Though the Spinners had some R&B hits at Motown during the late '60s, including "I'll Always Love You" and "Truly Yours," they didn't have a genuine crossover success until 1970, when Stevie Wonder gave the group "It's a Shame." Motown never concentrated on the Spinners, and they let the group go in 1972. Before the band signed with Atlantic Records, Phillipe Wynne replaced Cameron as the group's lead vocalist. Wynne had previously sung with Catfish and Bootsy Collins.
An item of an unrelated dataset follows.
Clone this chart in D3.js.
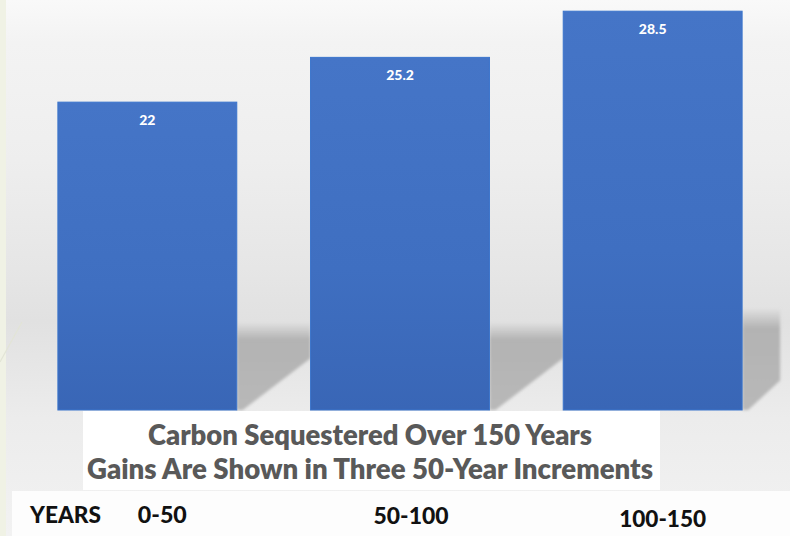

At Atlantic Records, the Spinners worked with producer Thom Bell, who gave the group a lush, seductive sound, complete with sighing strings, a tight rhythm section, sultry horns, and a slight funk underpinning. Wynne quickly emerged as a first-rate soul singer, and the combination of the group's harmonies, Wynne's soaring leads, and Bell's meticulous production made the Spinners the most popular soul group of the '70s. Once the group signed with Atlantic, they became a veritable hit machine, topping the R&B and pop charts with songs like "I'll Be Around," "Could It Be I'm Falling in Love," "One of a Kind (Love Affair)," "Ghetto Child," "Rubberband Man," and "You're Throwing a Good Love Away." Not only were their singles hits, but their albums constantly went gold and charted in the Top 20.
Wynne left the band to pursue a solo career in 1977; he was replaced by John Edwards. Though none of Wynne's solo records were big hits, his tours with Parliament-Funkadelic were well received, as were his solo concerts. In October 1984, he died of a heart attack during a concert in Oakland, California. the Spinners, meanwhile, had a number of minor hits in the late '70s, highlighted by their disco covers of "Working My Way Back to You" and the medley "Cupid/I've Loved You for a Long Time." During the early '80s, they had several minor hits before fading away from the charts and entering the oldies circuit, reprising their earlier material for 1999's new studio effort At Their Best. Bobbie Smith, who sang lead on several of the Spinners' '70s hits including "I'll Be Around" and "Could It Be I'm Falling in Love," died from complications of pneumonia and influenza in March 2013.